What is Roy’s endgame? Is it simply a financial situation for him? Or is there more to his plan? Why does Betty seem so passive, when many indicators suggest that she is smart and more aware than she lets on?

As the answers come in The Good Liar, I am stunned by the intricacy of the plot and how it all unfolds. A very satisfying conclusion, although there were a few too many layers to keep my interest all the way through. I did enjoy arriving at the endgame, however. A 3.5 read.





Glen and Jean Taylor might have seemed like an ordinary couple at some point, but their lives in this tidy suburb of London have just gone off the rails.

A little girl named Bella Elliott has gone missing, and inexplicably, at least to Glen and Jean, he is the prime suspect. They are now hounded by police, reporters, and angry strangers. Hiding in their home is not even possible, once Glen is arrested and begins to stand trial. He is proclaiming his innocence, and Jean is standing by him.

In order to fully understand his point of view, of course, we have only to watch and wait, as various characters share their perspectives: Detective Bob Sparkes and his associates; reporter Kate Waters; the missing child’s mother, Dawn; and Jean herself.

The story moves back and forth through time, starting in the early years of the Taylor marriage, when the roles were set: Glen, the one in power, with Jean, the housewife and submissive one.

But things shifted at some point, perhaps when their childlessness became an issue. Jean is devastated about not having a baby, and Glen is the infertile one. Could Jean have somehow persuaded Glen to “get” the child for her? Is Bella the baby she has always wanted?

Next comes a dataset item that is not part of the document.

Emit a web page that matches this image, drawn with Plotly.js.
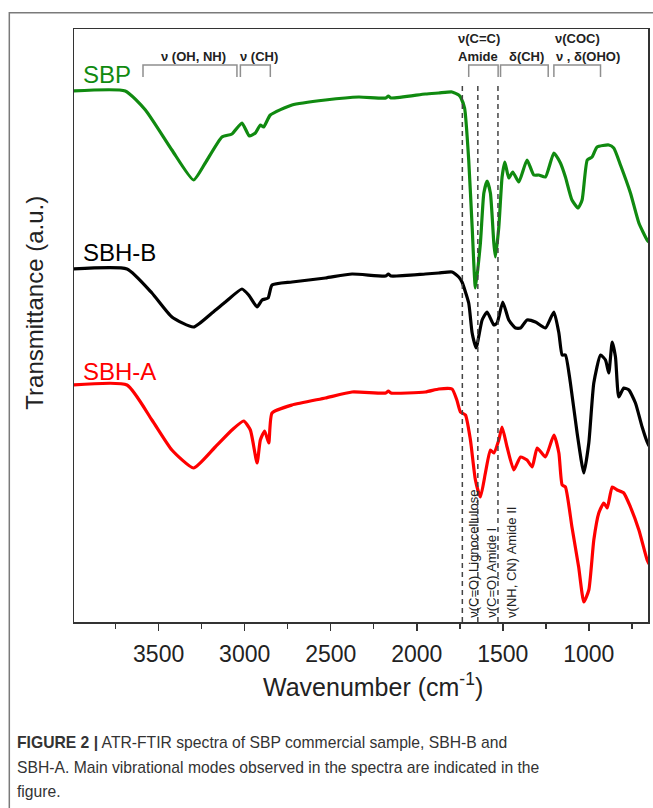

The focus on Glen has come about primarily because of the sighting of his van in the child’s neighborhood around the time she was taken…and his Internet porn addiction.

When we are swept forward in time, to the present, something major has changed. Glen has been struck by a bus and killed. An accident? At any rate, now the police and reporters take a different tack. Maybe they can get Jean to talk. Maybe they can finally find Bella.

The past and the present finally converge and we are moving forward to a moment of enlightenment. What the police have “known” all along but couldn’t prove might finally be forthcoming.

Jean was a puzzling character. Sometimes she seemed like a victim, while at other times, I thought of her as sneaky and manipulative. Glen always felt like a predator, and his behavior seemed creepy and like that of a sociopath; in addition to denial of any wrong-doing, he adamantly maintained the persona of the innocent victim. I liked DI Bob Sparkes, but Kate Waters seemed to push her own agenda with the use of charm and by pretending to befriend her subject. She seemed untrustworthy, wanting to get the story, no matter what the consequences. The Widow was an intriguing story that had very little of mystery about it, except for the details of how it all went down. 4.5 stars.

*** An e-ARC was provided by the publisher via NetGalley.